那些换来的种子都将各自萌芽
2020-08-04吕雪萱
吕雪萱
有时在台上看着学生们一双双认真澄澈的双眼,即使正讲着话,我仍觉得有点抽离。天晓得,我小时候多抗拒成为老师,如今却也和母亲一样站上讲台。
我当了一辈子学生,在家也不例外。母亲常常忘记下班。家庭如课堂,她的意念是班规。可怜的父亲,像永远留级的中学生,总停在被老师责备的中下标准里,日夜浮沉,缓慢麻痹。我跟老爸很早就学会如何识趣地以安静抵抗,偶尔联手阳奉阴违,倒也换得耳根清净、相安无事的太平好时光。

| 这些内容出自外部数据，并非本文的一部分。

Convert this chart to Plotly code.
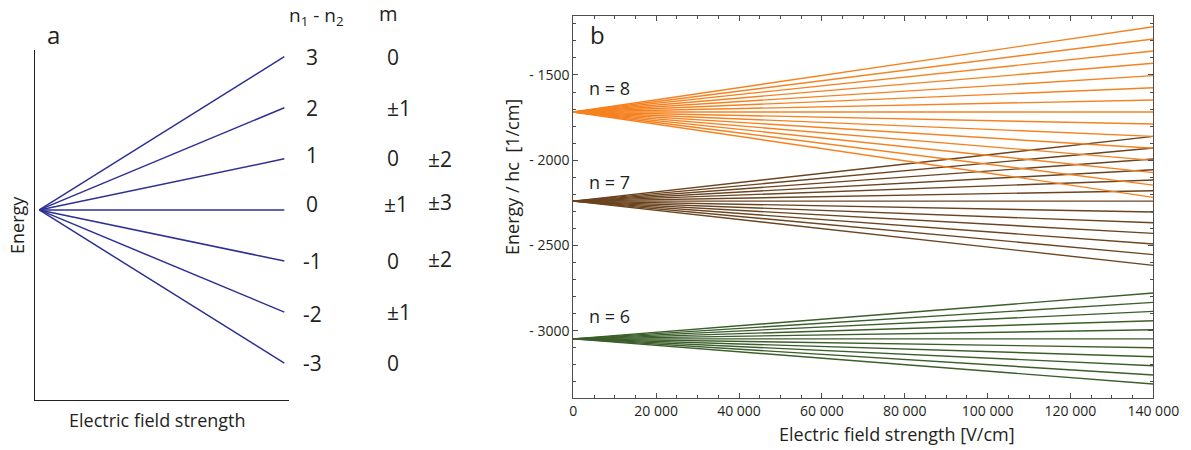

但真正让我恐惧老师这一形象的,可能是高中时期遇到的某位有点神经质又情绪化的班主任。彼时,是个发禁严明、禁止男女学生恋爱的时代。现在想起来,那些被直尺贴耳,精细度量分毫不差,必须维持耳下两厘米的平直短发,简直荒谬至极。不能打薄的规定,让我自然卷的头发变成一碗膨胀的清汤挂面。丑爆的发型和修女式的长窄裙,除了让大家降低美感、行动不便与增加夏季的燠热之外,完全裹不住那些青春正盛的躯体。
学生们自有像地衣一般的网络,在私密耳语间传递哪个男生班和女生班之间又有新的恋情。这搞得严谨的班主任整日如抓贼般神经兮兮,一下要大家匿名写举发函,一下又个别找学生去窥探秘密。令人悚然的日常,在严格如军营的学校上演。最让人惊心的,莫过于有同学私藏的漫画被老师搜出。当下,他的漫画被剪成碎片,连同书包被从四楼抛下。讲台上,班主任濒临歇斯底里又戏剧化杀鸡儆猴的演出,已超越每天骂我们“烂娃娃”的言语冲击。 仿佛在老师眼里,我们就是一群无用的烂泥娃娃,像被抛掷下楼的碎片,终究成为一堆无回收可能的废弃垃圾。
有时我感觉,在母亲眼中,我大概也是这样的存在。悲哀的是,这并非代表不爱,而可能是太爱的结果。
他们是在风吹草动便惊扰军法的肃杀氛围下逐渐长成的大人。我怀疑当母亲那一代的老师抱怨现在的学生越来越不乖时,他们能不能意识到,“乖”这个特质,用在一个能独立思辨的人身上,有点不合时宜。
多幸运,我们世代的感觉结构已碎成流动的弹性姿态,世代之崩,不只在于经济,也迎向解放的身体与思想自由。
时间是流失太快的沙河,日光透窗斜照,暖着我。感受体内水汽蒸发像一个个昨日,记忆从胸怀慢慢消逝在雾里。命运,终于还是引我来到这里——每周课室,助教班。一学期又一学期,岁月潮汐般推来一波波新生面容。每张稚气未脱、正形成半个成熟轮廓的脸,都倒映出某时期的我。
助教是老师的前身,或许终有一日我将变成正式老师,和学生以朋友相称的模糊界线也将变得明晰,但我不那么在意。我更想知道,当我们面对面,坦诚对话,知识还可能变成什么对彼此都有意义的东西。与每个前来的人,交换一撮鲜花种子,未来不是很值得期待吗?
有时我会误以为一路走來的人生是梦与梦堆砌的痕迹,常常不自觉好奇,为什么总在某些时刻,就刚好在那里,遇见某些人;彼此共处一个时空,必然要交换一些故事和光点,然后各自离去。陪伴与疏离都在一个刚好的距离,温暖而不灼烧,并肩眺望远方,若能这样一直做着长长的梦,也挺好。
终有一日,那些换来的种子将各自萌芽,自富饶沃土长成一片生生不息的市井繁花,展现各自独特蜷曲的美。